Asahi urges axing of Olympics

Japanese daily joins Games cancellation chorus, says public health should be priority

Protesters, who are against the Tokyo 2020 Olympics being held amid the pandemic, appealing to pedestrians in the capital city last Friday.
Protesters, who are against the Tokyo 2020 Olympics being held amid the pandemic, appealing to pedestrians in the capital city last Friday.PHOTO: EPA-EFE

TOKYO • Japanese newspaper publisher The Asahi Shimbun, an official partner of the Tokyo 2020 Olympics, yesterday called for the Summer Games to be cancelled in an editorial, citing risks to public safety and strains on the medical system from the Covid-19 pandemic.

Opinion polls dating back to last year have consistently shown that the majority of the Japanese public are opposed to holding the July 23-Aug 8 Games.

They are concerned about the fact that tens of thousands of athletes and officials are descending on a country that has largely remained closed to foreigners since last year and where vaccinations have proceeded slowly.

Medical associations have also protested against the holding of the Games, while investors have talked up the benefits of shelving them, and even influential businessmen such as SoftBank chief executive officer Masayoshi Son have called for the event's axing.

"We ask Prime Minister (Yoshihide) Suga to calmly and objectively assess the situation and decide on the cancellation of the event this summer," said Asahi, a left-leaning daily often critical of the ruling Liberal Democratic Party (LDP).
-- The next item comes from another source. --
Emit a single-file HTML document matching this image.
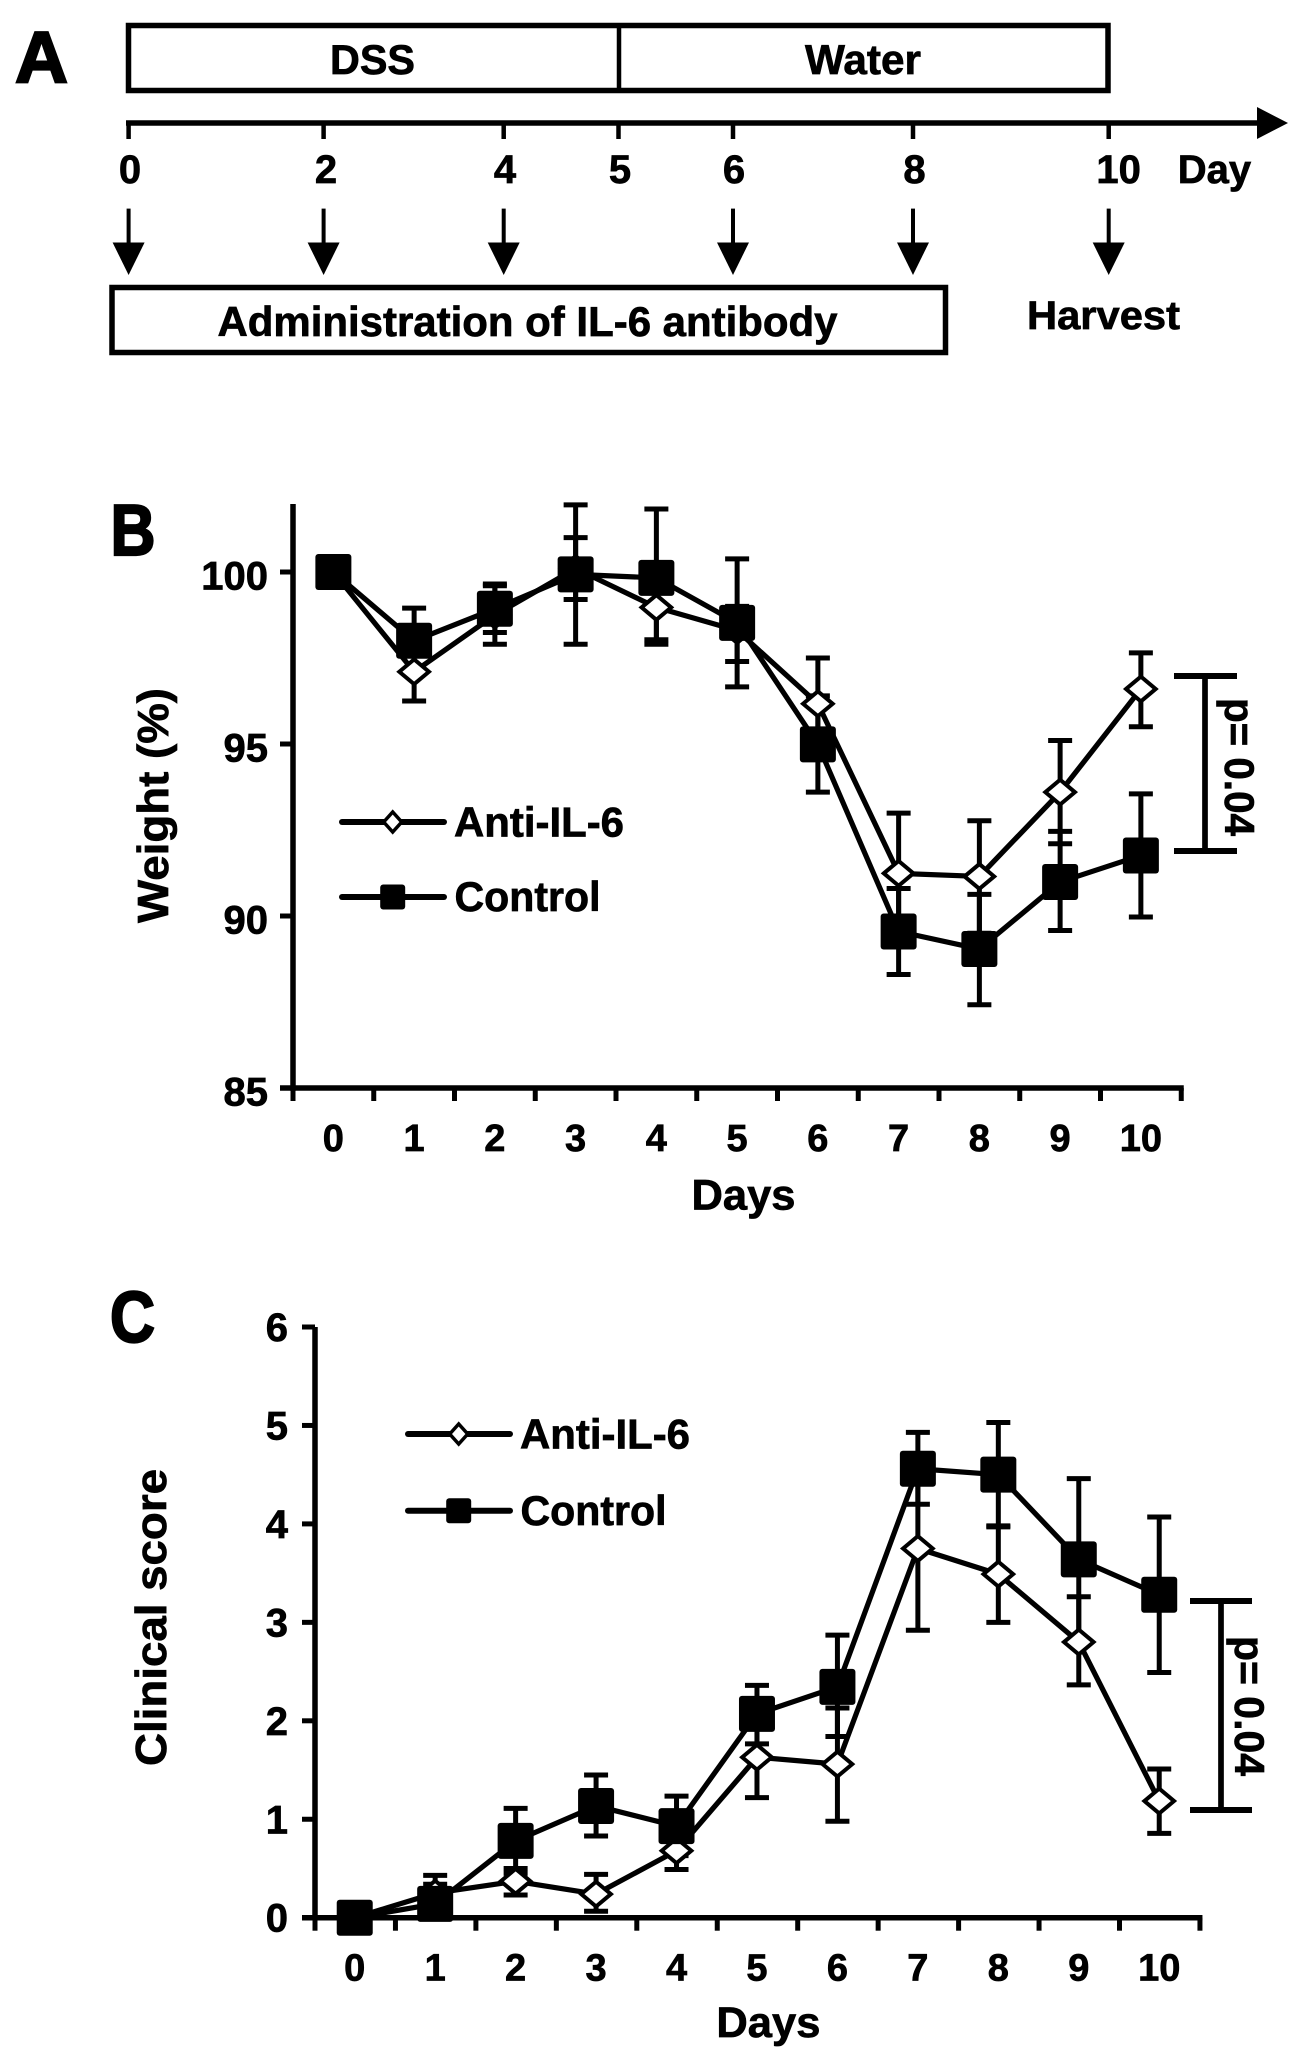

"We are far from a situation in which everybody can be confident they will be 'safe and secure'," the paper added, invoking the government mantra about the Games. "Sadly, that is not the reality."

But in a later statement, Asahi said it remained committed to being an official partner of the Tokyo Games and that its editorial division had its independent mission.

The company would "continue its activities as an official partner while monitoring the Covid-19 situation", it added.

Asahi's editorial was widely shared on social media, garnering more than 30,000 tweets by late morning, but Tokyo 2020 chief executive officer Toshiro Muto played down the opposition, claiming it was "only natural" for news organisations to have different views on the Games.

Organisers are continuing to dig their heels in, pointing to other successful sports events as evidence that the Games can go ahead.

Speaking yesterday ahead of a Tokyo 2020 executive board meeting, Tokyo 2020 president Seiko Hashimoto said only one coach tested positive for Covid-19 over the course of four recent test events with almost 7,000 visitors from some 50 countries.

The events "are evidence that our current coronavirus precautions are effective", she insisted.

The LDP's stance also remains unchanged, with heavyweight politician Kozo Yamamoto telling Reuters: "Even baseball matches are being held currently with spectators. Why not go ahead with the Games?

"The Olympics will happen, even without spectators... Once it begins, everybody will be glad."

Still, doubts over the Games continue to grow after Tokyo governor Yuriko Koike yesterday said she will request that the current state of emergency - which is Japan's third and originally set to be lifted at the end of this month - be extended for "about another month", mere weeks before the start of the Games.

With just over 5 per cent of the population vaccinated and the country's programme currently prioritising those 65 or over as well as medical workers, the Japanese Olympic Committee will make use of the donation agreement reached between the International Olympic Committee and Pfizer and BioNTech to provide vaccine doses to its athletes.

Olympics Minister Tamayo Marukawa said that Japan will receive around 20,000 doses, which will also be given to those working at the Games, such as interpreters and referees, and inoculation will start from Tuesday.